The HITT spent much of 2018 listening to presentations from staff, market participants, consultants and stakeholders, hashing over ideas that have been discussed in other working groups or brought up by stakeholders time and again.
“There’s certainly a lot of work that’s been going on through the different groups in SPP … we don’t want to overlap that or re-digest those things,” said Nebraska Public Power District’s Tom Kent, HITT chair. “We want to build off the work that’s already being done and make sure we can account for the work that’s being done in those other groups and support them. We don’t want to retrace ground other groups are working on.”
The team is only now discussing how to organize a report with its final recommendations.
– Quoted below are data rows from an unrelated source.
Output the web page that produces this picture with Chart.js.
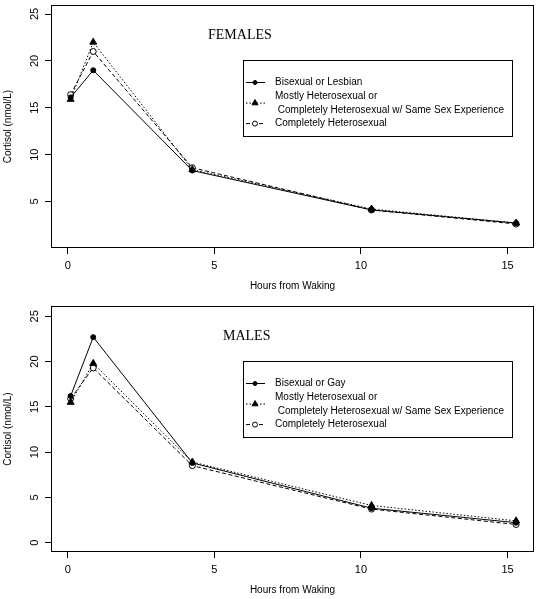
<!DOCTYPE html>
<html>
<head>
<meta charset="utf-8">
<script src="https://cdn.jsdelivr.net/npm/chart.js@4.4.1/dist/chart.umd.min.js"></script>
<style>
  html, body { margin: 0; padding: 0; background: #fff; }
  #wrap { position: relative; width: 539px; height: 599px; }
  canvas { position: absolute; left: 0; }
</style>
</head>
<body>
<div id="wrap">
  <canvas id="females" width="539" height="300" style="top:0"></canvas>
  <canvas id="males" width="539" height="299" style="top:300px"></canvas>
</div>
<script>
// hours after waking at which cortisol was sampled
const hours = [0.1, 0.87, 4.25, 10.36, 15.29];

const femaleBiLesbian = [16.1, 19.0, 8.3, 4.1, 2.7];
const femaleMostlyHetero = [15.9, 22.0, 8.4, 4.2, 2.7];
const femaleCompletelyHetero = [16.4, 21.0, 8.6, 4.1, 2.6];

const maleBiGay = [16.2, 22.7, 8.8, 3.8, 2.2];
const maleMostlyHetero = [15.5, 19.8, 8.9, 4.1, 2.4];
const maleCompletelyHetero = [15.9, 19.3, 8.5, 3.7, 2.0];

const xTicks = [0, 5, 10, 15];
const femaleYTicks = [5, 10, 15, 20, 25];
const maleYTicks = [0, 5, 10, 15, 20, 25];

const femaleLegend = ['Bisexual or Lesbian', ['Mostly Heterosexual or', ' Completely Heterosexual w/ Same Sex Experience'], 'Completely Heterosexual'];
const maleLegend = ['Bisexual or Gay', ['Mostly Heterosexual or', ' Completely Heterosexual w/ Same Sex Experience'], 'Completely Heterosexual'];

const SANS = '"Liberation Sans", Arial, Helvetica, sans-serif';
const SERIF = '"Liberation Serif", "Times New Roman", serif';

// series styles: solid/filled circle, dotted/filled triangle, dashed/open circle
const styles = [
  { borderDash: [], pointStyle: 'circle', pointRadius: 2.5, pointBackgroundColor: '#000' },
  { borderDash: [1.5, 2], pointStyle: 'triangle', pointRadius: 4, pointBackgroundColor: '#000' },
  { borderDash: [4, 2.5], pointStyle: 'circle', pointRadius: 3, pointBackgroundColor: '#fff' }
];

const panelDecor = {
  id: 'panelDecor',
  afterDraw(chart, args, opts) {
    const ctx = chart.ctx;
    const a = chart.chartArea;
    const yScale = chart.scales.y;
    ctx.save();
    ctx.strokeStyle = '#000';
    ctx.lineWidth = 1;
    ctx.strokeRect(Math.round(a.left) + 0.5, Math.round(a.top) + 0.5,
      Math.round(a.right - a.left) - 1, Math.round(a.bottom - a.top) - 1);

    // y tick labels, rotated like R's default
    ctx.fillStyle = '#000';
    ctx.font = '11px ' + SANS;
    ctx.textAlign = 'center';
    ctx.textBaseline = 'middle';
    opts.yTicks.forEach(v => {
      ctx.save();
      ctx.translate(opts.yLabelX, yScale.getPixelForValue(v));
      ctx.rotate(-Math.PI / 2);
      ctx.fillText(String(v), 0, 0);
      ctx.restore();
    });

    // panel label
    ctx.font = '14px ' + SERIF;
    ctx.textAlign = 'left';
    ctx.textBaseline = 'alphabetic';
    ctx.fillText(opts.title, a.left + opts.titleDx, a.top + opts.titleDy);

    // legend box
    const lx = Math.round(a.left + 192);
    const ly = Math.round(a.top + 55);
    ctx.strokeRect(lx + 0.5, ly + 0.5, 269, 76);
    ctx.font = '10px ' + SANS;
    ctx.textBaseline = 'middle';
    let row = 0;
    chart.data.datasets.forEach((ds, i) => {
      const lines = [].concat(opts.legend[i]);
      const ys = lines.map((_, k) => ly + 22.5 + (row + k) * 13.7);
      row += lines.length;
      ctx.fillStyle = '#000';
      lines.forEach((t, k) => ctx.fillText(t, lx + 32, ys[k]));
      const sy = (ys[0] + ys[ys.length - 1]) / 2;
      ctx.strokeStyle = '#000';
      ctx.lineWidth = 1;
      ctx.setLineDash(ds.borderDash);
      ctx.beginPath();
      ctx.moveTo(lx + 3, sy);
      ctx.lineTo(lx + 22, sy);
      ctx.stroke();
      ctx.setLineDash([]);
      ctx.fillStyle = ds.pointBackgroundColor;
      Chart.helpers.drawPoint(ctx, {
        pointStyle: ds.pointStyle,
        radius: ds.pointRadius - 0.5,
        borderWidth: 1,
        rotation: 0
      }, lx + 12, sy);
    });
    ctx.restore();
  }
};

function makePanel(canvasId, cfg) {
  const datasets = cfg.series.map((vals, i) => ({
    data: hours.map((h, j) => ({ x: h, y: vals[j] })),
    borderColor: '#000',
    borderWidth: 1,
    borderDash: styles[i].borderDash,
    pointStyle: styles[i].pointStyle,
    pointRadius: styles[i].pointRadius,
    pointBackgroundColor: styles[i].pointBackgroundColor,
    pointBorderColor: '#000',
    pointBorderWidth: 1,
    tension: 0,
    fill: false
  }));

  return new Chart(document.getElementById(canvasId), {
    type: 'line',
    data: { datasets },
    plugins: [panelDecor],
    options: {
      responsive: false,
      animation: false,
      events: [],
      layout: { padding: { top: cfg.padTop, right: 4, left: 0, bottom: 0 } },
      plugins: {
        legend: { display: false },
        tooltip: { enabled: false },
        panelDecor: {
          title: cfg.title,
          titleDx: cfg.titleDx,
          titleDy: 34,
          legend: cfg.legend,
          yTicks: cfg.yTicks,
          yLabelX: 35
        }
      },
      scales: {
        x: {
          type: 'linear',
          min: -0.57,
          max: 15.9,
          afterBuildTicks: s => { s.ticks = xTicks.map(v => ({ value: v })); },
          afterFit: s => { s.height = cfg.xHeight; },
          border: { display: false },
          grid: { drawOnChartArea: false, drawTicks: true, tickLength: 6, color: '#000' },
          ticks: { color: '#000', font: { family: SANS, size: 11 }, padding: 5, maxRotation: 0 },
          title: {
            display: true,
            text: 'Hours from Waking',
            color: '#000',
            font: { family: SANS, size: 10 },
            padding: { top: 0, bottom: cfg.xTitlePad }
          }
        },
        y: {
          type: 'linear',
          min: cfg.yMin,
          max: cfg.yMax,
          afterBuildTicks: s => { s.ticks = cfg.yTicks.map(v => ({ value: v })); },
          afterFit: s => { s.width = 51; },
          border: { display: false },
          grid: { drawOnChartArea: false, drawTicks: true, tickLength: 6, color: '#000' },
          ticks: { display: false },
          title: {
            display: true,
            text: 'Cortisol (nmol/L)',
            color: '#000',
            font: { family: SANS, size: 10 },
            padding: { top: 2, bottom: 0 }
          }
        }
      }
    }
  });
}

makePanel('females', {
  series: [femaleBiLesbian, femaleMostlyHetero, femaleCompletelyHetero],
  legend: femaleLegend,
  title: 'FEMALES',
  titleDx: 157,
  yTicks: femaleYTicks,
  yMin: 0.04,
  yMax: 25.96,
  padTop: 3,
  xHeight: 52,
  xTitlePad: 8
});

makePanel('males', {
  series: [maleBiGay, maleMostlyHetero, maleCompletelyHetero],
  legend: maleLegend,
  title: 'MALES',
  titleDx: 172,
  yTicks: maleYTicks,
  yMin: -1.04,
  yMax: 26.14,
  padTop: 6,
  xHeight: 47,
  xTitlePad: 3
});
</script>
</body>
</html>
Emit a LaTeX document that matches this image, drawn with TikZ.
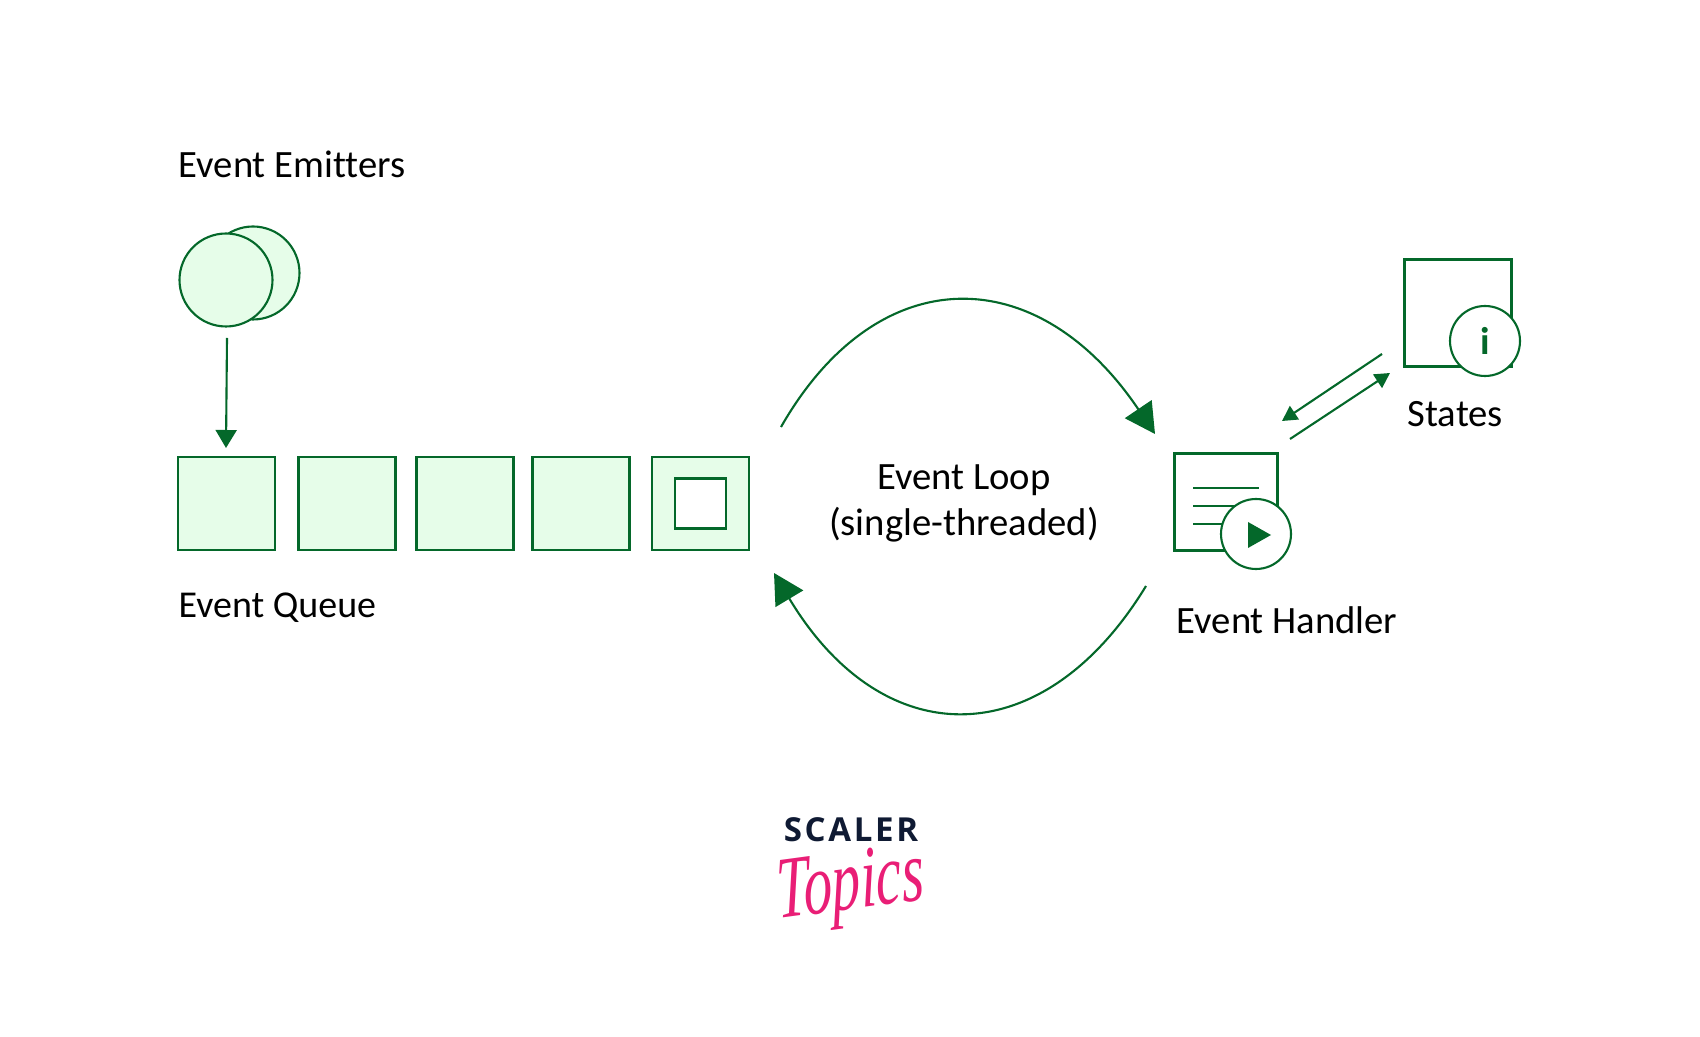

The report is due to the Board of Directors and Members Committee in April, but the HITT has also scheduled an educational session before the Markets and Operations Policy Committee’s January meeting in New Orleans.
The HITT was modeled after the 2008/09 Synergistic Planning Project Team, which resulted in SPP’s Integrated Transmission Planning process and the highway/byway cost allocation methodology. Under the methodology, “highway” projects rated at more than 300 kV are allocated 100% systemwide on a load-ratio-share basis. “Byway” projects (100 to 300 kV) are funded two-thirds within the transmission zone and one-third systemwide.
The RTO has approved or built $6.3 billion in transmission infrastructure since 2010, with another $2.9 billion to be completed by 2022.
Spreading the Fee
The Schedule 1A Task Force’s objective is slightly less daunting: determine whether there is a better way to recover SPP’s administrative fee.
The fee, which is being reduced this year to 39.4 cents/MWh from 42.9 cents/MWh, is collected under Schedule 1A of SPP’s Tariff on transmission contracts between transmission providers and customers. Point-to-point contracts are billed against reserved transmission capacity, and network service is billed against the prior year’s average monthly zonal peak.
The problem is, different state regulators use different calculations and rely on historical data for current-year costs. The Integrated Marketplace has also required additional staff and IT costs, which has increased the amount to be collected.
SPP CFO Tom Dunn has proposed using energy metrics to reduce the fee, as financial-only players not currently paying Schedule 1A fees would also be contributing.
The task force is currently evaluating how best to recover costs in SPP’s transmission congestion rights market. The group was to present its recommendations during the January governance meetings, but it has a meeting scheduled for Feb. 5.